- _What you are asked to do_
Take every line from the first down to the line with "const FONT = 'Liberation" and set it down exactly, without the pictures.

- _Exercise material_
•••••

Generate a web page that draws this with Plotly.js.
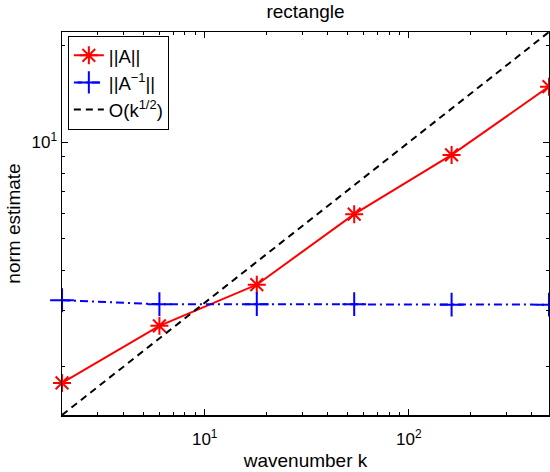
<!DOCTYPE html>
<html>
<head>
<meta charset="utf-8">
<script src="https://cdn.plot.ly/plotly-3.0.1.min.js"></script>
<style>html,body{margin:0;padding:0;background:#fff;}#chart{width:550px;height:472px;}</style>
</head>
<body>
<div id="chart"></div>
<script>
const k = [2, 6, 18, 54, 162, 486];
const normA = [1.78, 2.68, 3.60, 5.97, 9.13, 14.9];
const normAinv = [3.22, 3.13, 3.13, 3.13, 3.12, 3.12];
const refLine = [1.414, 2.449, 4.243, 7.348, 12.73, 22.05];
const seriesNames = ['||A||', '||A<sup>\u22121</sup>||', 'O(k<sup>1/2</sup>)'];

const xTickVals = [10, 100];
const xTickText = ['10<sup>1</sup>', '10<sup>2</sup>'];
const xMinorVals = [3,4,5,6,7,8,9,20,30,40,50,60,70,80,90,200,300,400];
const yTickVals = [10];
const yTickText = ['10<sup>1</sup>'];
const yMinorVals = [2,3,4,5,6,7,8,9,20];

const FONT = 'Liberation Sans, Arial, Helvetica, sans-serif';

const traces = [
  {x: k, y: normA, name: seriesNames[0], type: 'scatter', mode: 'lines+markers',
   line: {color: '#ff0000', width: 2},
   marker: {symbol: 'asterisk-open', size: 15, color: '#ff0000', line: {color: '#ff0000', width: 2}},
   cliponaxis: false},
  {x: k, y: normAinv, name: seriesNames[1], type: 'scatter', mode: 'lines+markers',
   line: {color: '#0000ff', width: 2, dash: '8px,4px,2px,4px'},
   marker: {symbol: 'cross-thin-open', size: 17, color: '#0000ff', line: {color: '#0000ff', width: 2}},
   cliponaxis: false},
  {x: k, y: refLine, name: seriesNames[2], type: 'scatter', mode: 'lines',
   line: {color: '#000000', width: 2, dash: '7px,5px'},
   cliponaxis: false}
];

const allY = normA.concat(normAinv, refLine);
const yMin = Math.min.apply(null, allY), yMax = Math.max.apply(null, allY);
const EPS = 1e-4;

const layout = {
  width: 550, height: 472,
  margin: {l: 62, r: 1, t: 32, b: 57},
  paper_bgcolor: '#fff', plot_bgcolor: '#fff',
  font: {family: FONT, color: '#000', size: 17},
  title: {text: 'rectangle', font: {family: FONT, size: 19, color: '#000'},
          xref: 'paper', x: 0.5, xanchor: 'center', yref: 'container', y: 0.975, yanchor: 'middle'},
  showlegend: true,
  legend: {x: 0.012, y: 0.99, xanchor: 'left', yanchor: 'top',
           bgcolor: '#fff', bordercolor: '#000', borderwidth: 1,
           font: {family: FONT, size: 18.5, color: '#000'}, tracegroupgap: 0, itemwidth: 30},
  xaxis: {type: 'log', range: [Math.log10(k[0]) - EPS, Math.log10(k[k.length-1]) + EPS],
          tickmode: 'array', tickvals: xTickVals, ticktext: xTickText,
          ticks: 'inside', ticklen: 6, tickcolor: '#000', tickwidth: 1, ticklabelstandoff: 8,
          minor: {tickmode: 'array', tickvals: xMinorVals, ticks: 'inside', ticklen: 3, tickcolor: '#000', tickwidth: 1, showgrid: false},
          showgrid: false, zeroline: false, showline: true, linecolor: '#000', linewidth: 1.5, mirror: 'ticks',
          tickfont: {family: FONT, size: 17, color: '#000'},
          title: {text: 'wavenumber k', font: {family: FONT, size: 19, color: '#000'}, standoff: 6}},
  yaxis: {type: 'log', range: [Math.log10(yMin), Math.log10(yMax)],
          tickmode: 'array', tickvals: yTickVals, ticktext: yTickText,
          ticks: 'inside', ticklen: 6, tickcolor: '#000', tickwidth: 1,
          minor: {tickmode: 'array', tickvals: yMinorVals, ticks: 'inside', ticklen: 3, tickcolor: '#000', tickwidth: 1, showgrid: false},
          showgrid: false, zeroline: false, showline: true, linecolor: '#000', linewidth: 1.5, mirror: 'ticks',
          tickfont: {family: FONT, size: 17, color: '#000'},
          title: {text: 'norm estimate', font: {family: FONT, size: 19, color: '#000'}, standoff: 6}}
};

Plotly.newPlot('chart', traces, layout, {displayModeBar: false, staticPlot: true});
</script>
</body>
</html>
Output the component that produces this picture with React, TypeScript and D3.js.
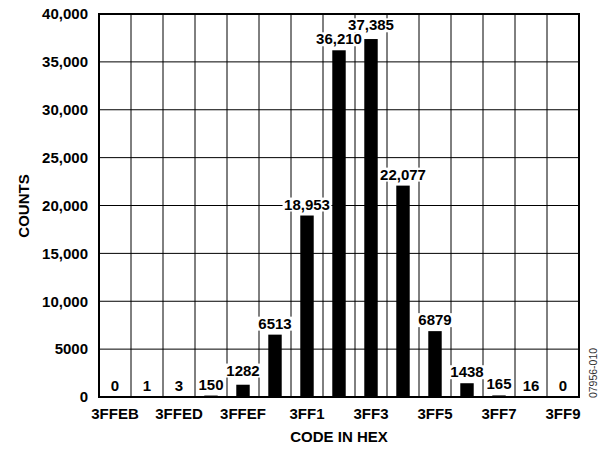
import React, { useEffect, useRef } from "react";
import * as d3 from "d3";

const codes = ["3FFEB","3FFEC","3FFED","3FFEE","3FFEF","3FFF0","3FFF1","3FFF2","3FFF3","3FFF4","3FFF5","3FFF6","3FFF7","3FFF8","3FFF9"];
const counts = [0, 1, 3, 150, 1282, 6513, 18953, 36210, 37385, 22077, 6879, 1438, 165, 16, 0];
const tickLabels = ["3FFEB","","3FFED","","3FFEF","","3FF1","","3FF3","","3FF5","","3FF7","","3FF9"];
const yTicks = [0, 5000, 10000, 15000, 20000, 25000, 30000, 35000, 40000];

const W = 605, H = 449;
const FONT = "'Liberation Sans', Arial, Helvetica, sans-serif";
const fmt = (v: number) => (v >= 10000 ? d3.format(",")(v) : String(v));

export default function App() {
  const ref = useRef<SVGSVGElement>(null);
  useEffect(() => {
    const svg = d3.select(ref.current);
    svg.selectAll("*").remove();
    const x = d3.scaleBand<string>().domain(codes).range([99, 579]).paddingInner(0.58).paddingOuter(0.29);
    const y = d3.scaleLinear().domain([0, 40000]).range([397, 14]);
    const step = x.step();
    const gap = step - x.bandwidth();

    svg.append("rect").attr("width", W).attr("height", H).attr("fill", "#fff");

    const grid = svg.append("g").attr("stroke", "#000").attr("stroke-width", 1);
    grid.selectAll("line.h").data(yTicks).join("line").attr("class", "h")
      .attr("x1", 99).attr("x2", 579).attr("y1", d => y(d)).attr("y2", d => y(d));
    grid.selectAll("line.v").data(codes.slice(1)).join("line").attr("class", "v")
      .attr("x1", d => (x(d) as number) - gap / 2)
      .attr("x2", d => (x(d) as number) - gap / 2)
      .attr("y1", 14).attr("y2", 397);

    svg.append("g").selectAll("rect").data(counts).join("rect")
      .attr("x", (d, i) => x(codes[i]) as number)
      .attr("width", x.bandwidth())
      .attr("y", d => y(d))
      .attr("height", d => y(0) - y(d))
      .attr("fill", "#000");

    const lab = svg.append("g").attr("font-family", FONT).attr("font-weight", "bold").attr("font-size", 15);
    type Box = { x: number; y: number; w: number; h: number };
    const boxes: Box[] = [];
    const items: { g: any; t: any; r: any; base: number }[] = [];
    counts.forEach((v, i) => {
      const cx = (x(codes[i]) as number) + x.bandwidth() / 2;
      const g = lab.append("g");
      const base = y(v) - 6;
      const t = g.append("text").attr("x", cx).attr("y", base).attr("text-anchor", "middle").text(fmt(v));
      const bb = (t.node() as SVGTextElement).getBBox();
      let b: Box = { x: bb.x - 1.5, y: bb.y + 2, w: bb.width + 3, h: bb.height - 3 };
      // avoid overlap with previous label: lift the label of the taller bar
      if (i > 0) {
        const p = boxes[i - 1];
        const overlapX = b.x < p.x + p.w && p.x < b.x + b.w;
        const overlapY = b.y < p.y + p.h && p.y < b.y + b.h;
        if (overlapX && overlapY && v > counts[i - 1]) {
          const dy = b.y + b.h - p.y;
          b = { ...b, y: b.y - dy };
          t.attr("y", base - dy);
        }
      }
      boxes.push(b);
      const r = g.insert("rect", "text").attr("x", b.x).attr("y", b.y).attr("width", b.w).attr("height", b.h).attr("fill", "#fff");
      items.push({ g, t, r, base });
    });

    // frame
    svg.append("rect").attr("x", 99).attr("y", 14).attr("width", 480).attr("height", 383)
      .attr("fill", "none").attr("stroke", "#000").attr("stroke-width", 2);

    const ax = svg.append("g").attr("font-family", FONT).attr("font-weight", "bold").attr("font-size", 15).attr("fill", "#000");
    ax.selectAll("text.y").data(yTicks).join("text").attr("class", "y")
      .attr("x", 88).attr("y", d => y(d) + 5.3).attr("text-anchor", "end").text(d => fmt(d));
    ax.selectAll("text.x").data(tickLabels).join("text").attr("class", "x")
      .attr("x", (d, i) => (x(codes[i]) as number) + x.bandwidth() / 2).attr("y", 419)
      .attr("text-anchor", "middle").text(d => d);
    ax.append("text").attr("x", 339).attr("y", 441.5).attr("text-anchor", "middle").text("CODE IN HEX");
    ax.append("text").attr("transform", "translate(29,206) rotate(-90)").attr("text-anchor", "middle").text("COUNTS");

    svg.append("text").attr("transform", "translate(596.5,373) rotate(-90)").attr("text-anchor", "middle")
      .attr("font-family", FONT).attr("font-size", 10.5).attr("fill", "#333").text("07956-010");
  }, []);
  return (
    <div style={{ position: "absolute", left: 0, top: 0 }}>
      <svg ref={ref} width={W} height={H} style={{ display: "block" }} />
    </div>
  );
}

•••••

- _Solution_
Generate a web page that draws this with Plotly.js.
<!DOCTYPE html>
<html>
<head>
<meta charset="utf-8">
<script src="https://cdn.plot.ly/plotly-3.0.1.min.js"></script>
<style>html,body{margin:0;padding:0;background:#fff;}#chart{width:550px;height:472px;}</style>
</head>
<body>
<div id="chart"></div>
<script>
const k = [2, 6, 18, 54, 162, 486];
const normA = [1.78, 2.68, 3.60, 5.97, 9.13, 14.9];
const normAinv = [3.22, 3.13, 3.13, 3.13, 3.12, 3.12];
const refLine = [1.414, 2.449, 4.243, 7.348, 12.73, 22.05];
const seriesNames = ['||A||', '||A<sup>\u22121</sup>||', 'O(k<sup>1/2</sup>)'];

const xTickVals = [10, 100];
const xTickText = ['10<sup>1</sup>', '10<sup>2</sup>'];
const xMinorVals = [3,4,5,6,7,8,9,20,30,40,50,60,70,80,90,200,300,400];
const yTickVals = [10];
const yTickText = ['10<sup>1</sup>'];
const yMinorVals = [2,3,4,5,6,7,8,9,20];

const FONT = 'Liberation Sans, Arial, Helvetica, sans-serif';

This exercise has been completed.